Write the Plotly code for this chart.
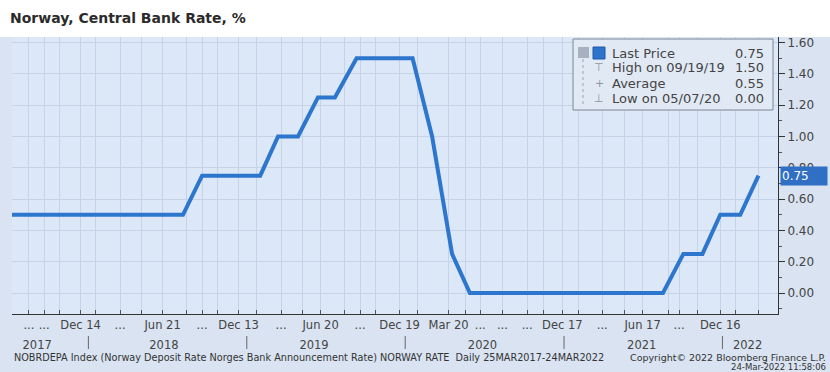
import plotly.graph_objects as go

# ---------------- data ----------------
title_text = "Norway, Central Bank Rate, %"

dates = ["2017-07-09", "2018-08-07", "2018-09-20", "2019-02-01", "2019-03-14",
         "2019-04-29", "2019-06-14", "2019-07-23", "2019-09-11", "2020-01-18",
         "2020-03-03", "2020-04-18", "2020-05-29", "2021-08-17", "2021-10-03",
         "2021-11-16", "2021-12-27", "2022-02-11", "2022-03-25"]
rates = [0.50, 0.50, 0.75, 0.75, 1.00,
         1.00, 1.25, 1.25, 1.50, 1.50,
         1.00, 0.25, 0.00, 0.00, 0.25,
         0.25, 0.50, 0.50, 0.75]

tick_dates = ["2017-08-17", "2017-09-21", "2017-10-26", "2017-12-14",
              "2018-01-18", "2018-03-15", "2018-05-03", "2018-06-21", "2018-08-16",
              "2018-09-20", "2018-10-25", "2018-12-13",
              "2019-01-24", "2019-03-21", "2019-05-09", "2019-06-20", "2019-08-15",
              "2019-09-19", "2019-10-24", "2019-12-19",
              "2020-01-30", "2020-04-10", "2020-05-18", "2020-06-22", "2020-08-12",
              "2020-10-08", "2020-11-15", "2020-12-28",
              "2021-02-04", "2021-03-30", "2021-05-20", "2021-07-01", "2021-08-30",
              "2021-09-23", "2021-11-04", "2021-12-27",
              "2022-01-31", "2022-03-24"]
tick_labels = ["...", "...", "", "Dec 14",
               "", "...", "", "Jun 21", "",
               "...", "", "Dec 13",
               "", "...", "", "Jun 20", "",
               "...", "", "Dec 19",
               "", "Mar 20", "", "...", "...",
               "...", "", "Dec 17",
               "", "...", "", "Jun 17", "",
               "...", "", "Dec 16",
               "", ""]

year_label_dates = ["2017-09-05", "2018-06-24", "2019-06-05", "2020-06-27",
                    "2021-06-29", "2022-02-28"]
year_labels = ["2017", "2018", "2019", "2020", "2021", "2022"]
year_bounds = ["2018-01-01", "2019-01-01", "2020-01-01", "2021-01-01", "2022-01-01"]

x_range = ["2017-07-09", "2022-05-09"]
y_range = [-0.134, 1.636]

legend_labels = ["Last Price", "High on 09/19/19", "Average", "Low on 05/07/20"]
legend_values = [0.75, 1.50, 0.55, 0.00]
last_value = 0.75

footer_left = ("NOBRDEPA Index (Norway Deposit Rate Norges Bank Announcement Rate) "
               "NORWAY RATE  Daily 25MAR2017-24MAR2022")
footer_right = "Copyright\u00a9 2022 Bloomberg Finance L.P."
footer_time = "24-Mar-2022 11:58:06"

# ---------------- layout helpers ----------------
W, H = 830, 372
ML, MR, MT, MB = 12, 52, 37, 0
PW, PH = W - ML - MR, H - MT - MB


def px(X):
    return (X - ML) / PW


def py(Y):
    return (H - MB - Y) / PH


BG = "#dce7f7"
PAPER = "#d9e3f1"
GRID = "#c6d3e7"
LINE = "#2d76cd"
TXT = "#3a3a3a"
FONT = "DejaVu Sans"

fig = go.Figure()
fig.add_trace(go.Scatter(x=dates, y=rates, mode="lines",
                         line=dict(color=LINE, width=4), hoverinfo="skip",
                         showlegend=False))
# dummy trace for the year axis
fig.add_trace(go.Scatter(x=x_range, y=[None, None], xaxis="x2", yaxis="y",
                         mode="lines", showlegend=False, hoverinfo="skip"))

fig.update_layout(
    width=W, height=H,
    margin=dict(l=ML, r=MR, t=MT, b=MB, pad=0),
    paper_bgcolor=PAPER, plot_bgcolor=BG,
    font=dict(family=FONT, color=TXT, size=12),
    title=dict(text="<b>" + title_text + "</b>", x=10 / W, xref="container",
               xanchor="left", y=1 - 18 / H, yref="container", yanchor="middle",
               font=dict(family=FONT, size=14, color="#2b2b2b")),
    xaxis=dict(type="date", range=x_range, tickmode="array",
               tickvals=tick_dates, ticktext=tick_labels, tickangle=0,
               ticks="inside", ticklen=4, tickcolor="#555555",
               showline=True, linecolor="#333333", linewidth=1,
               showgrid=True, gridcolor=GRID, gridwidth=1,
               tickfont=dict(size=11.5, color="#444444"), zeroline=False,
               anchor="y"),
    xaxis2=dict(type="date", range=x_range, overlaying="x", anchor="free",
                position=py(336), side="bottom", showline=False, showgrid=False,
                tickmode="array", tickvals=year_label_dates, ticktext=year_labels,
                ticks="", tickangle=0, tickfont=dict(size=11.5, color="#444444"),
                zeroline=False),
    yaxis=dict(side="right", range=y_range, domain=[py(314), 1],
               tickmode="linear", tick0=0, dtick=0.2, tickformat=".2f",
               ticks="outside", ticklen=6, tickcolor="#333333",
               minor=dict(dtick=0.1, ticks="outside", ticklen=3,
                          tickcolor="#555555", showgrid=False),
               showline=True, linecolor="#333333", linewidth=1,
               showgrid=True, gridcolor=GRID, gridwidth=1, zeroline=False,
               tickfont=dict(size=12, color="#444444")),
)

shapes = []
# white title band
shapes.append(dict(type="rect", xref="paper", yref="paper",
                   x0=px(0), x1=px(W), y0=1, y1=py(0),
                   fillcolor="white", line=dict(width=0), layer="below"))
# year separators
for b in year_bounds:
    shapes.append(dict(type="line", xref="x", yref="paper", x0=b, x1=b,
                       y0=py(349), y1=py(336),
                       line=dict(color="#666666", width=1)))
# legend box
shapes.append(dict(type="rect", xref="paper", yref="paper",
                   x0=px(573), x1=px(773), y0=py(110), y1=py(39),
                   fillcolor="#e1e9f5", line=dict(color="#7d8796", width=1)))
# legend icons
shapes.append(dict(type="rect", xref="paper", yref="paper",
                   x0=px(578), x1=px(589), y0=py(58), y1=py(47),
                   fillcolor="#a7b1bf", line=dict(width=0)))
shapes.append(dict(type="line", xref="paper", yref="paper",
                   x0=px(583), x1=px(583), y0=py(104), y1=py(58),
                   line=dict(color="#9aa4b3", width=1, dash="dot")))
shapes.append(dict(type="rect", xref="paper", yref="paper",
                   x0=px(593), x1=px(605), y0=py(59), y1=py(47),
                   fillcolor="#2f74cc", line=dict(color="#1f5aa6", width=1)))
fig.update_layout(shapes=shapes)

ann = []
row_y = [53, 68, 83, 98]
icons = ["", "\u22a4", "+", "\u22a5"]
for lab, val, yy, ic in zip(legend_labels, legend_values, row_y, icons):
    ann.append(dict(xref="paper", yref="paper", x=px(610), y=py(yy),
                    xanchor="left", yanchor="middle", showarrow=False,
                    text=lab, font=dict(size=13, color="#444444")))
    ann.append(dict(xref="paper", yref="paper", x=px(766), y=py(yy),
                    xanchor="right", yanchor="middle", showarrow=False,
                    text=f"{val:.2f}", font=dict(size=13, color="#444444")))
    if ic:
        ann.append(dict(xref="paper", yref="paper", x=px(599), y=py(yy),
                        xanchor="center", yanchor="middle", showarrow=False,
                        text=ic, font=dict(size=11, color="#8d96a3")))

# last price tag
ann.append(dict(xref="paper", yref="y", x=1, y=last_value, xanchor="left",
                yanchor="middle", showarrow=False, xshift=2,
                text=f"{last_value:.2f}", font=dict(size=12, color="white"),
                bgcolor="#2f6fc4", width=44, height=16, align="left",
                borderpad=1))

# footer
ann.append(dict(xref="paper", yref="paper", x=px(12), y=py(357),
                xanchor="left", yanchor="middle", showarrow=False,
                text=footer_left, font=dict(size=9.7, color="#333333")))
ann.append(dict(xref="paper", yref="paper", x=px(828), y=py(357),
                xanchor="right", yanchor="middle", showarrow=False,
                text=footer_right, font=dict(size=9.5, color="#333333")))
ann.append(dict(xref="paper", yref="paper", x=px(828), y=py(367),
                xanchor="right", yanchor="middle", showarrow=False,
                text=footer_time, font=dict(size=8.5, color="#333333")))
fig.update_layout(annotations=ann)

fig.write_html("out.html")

•••••

Restate each line from the start of the listing through the line bearing "y_range = [-0.134, 1.636]" word for word. Drop the pictures.

Write the Plotly code for this chart.
import plotly.graph_objects as go

# ---------------- data ----------------
title_text = "Norway, Central Bank Rate, %"

dates = ["2017-07-09", "2018-08-07", "2018-09-20", "2019-02-01", "2019-03-14",
         "2019-04-29", "2019-06-14", "2019-07-23", "2019-09-11", "2020-01-18",
         "2020-03-03", "2020-04-18", "2020-05-29", "2021-08-17", "2021-10-03",
         "2021-11-16", "2021-12-27", "2022-02-11", "2022-03-25"]
rates = [0.50, 0.50, 0.75, 0.75, 1.00,
         1.00, 1.25, 1.25, 1.50, 1.50,
         1.00, 0.25, 0.00, 0.00, 0.25,
         0.25, 0.50, 0.50, 0.75]

tick_dates = ["2017-08-17", "2017-09-21", "2017-10-26", "2017-12-14",
              "2018-01-18", "2018-03-15", "2018-05-03", "2018-06-21", "2018-08-16",
              "2018-09-20", "2018-10-25", "2018-12-13",
              "2019-01-24", "2019-03-21", "2019-05-09", "2019-06-20", "2019-08-15",
              "2019-09-19", "2019-10-24", "2019-12-19",
              "2020-01-30", "2020-04-10", "2020-05-18", "2020-06-22", "2020-08-12",
              "2020-10-08", "2020-11-15", "2020-12-28",
              "2021-02-04", "2021-03-30", "2021-05-20", "2021-07-01", "2021-08-30",
              "2021-09-23", "2021-11-04", "2021-12-27",
              "2022-01-31", "2022-03-24"]
tick_labels = ["...", "...", "", "Dec 14",
               "", "...", "", "Jun 21", "",
               "...", "", "Dec 13",
               "", "...", "", "Jun 20", "",
               "...", "", "Dec 19",
               "", "Mar 20", "", "...", "...",
               "...", "", "Dec 17",
               "", "...", "", "Jun 17", "",
               "...", "", "Dec 16",
               "", ""]

year_label_dates = ["2017-09-05", "2018-06-24", "2019-06-05", "2020-06-27",
                    "2021-06-29", "2022-02-28"]
year_labels = ["2017", "2018", "2019", "2020", "2021", "2022"]
year_bounds = ["2018-01-01", "2019-01-01", "2020-01-01", "2021-01-01", "2022-01-01"]

x_range = ["2017-07-09", "2022-05-09"]
y_range = [-0.134, 1.636]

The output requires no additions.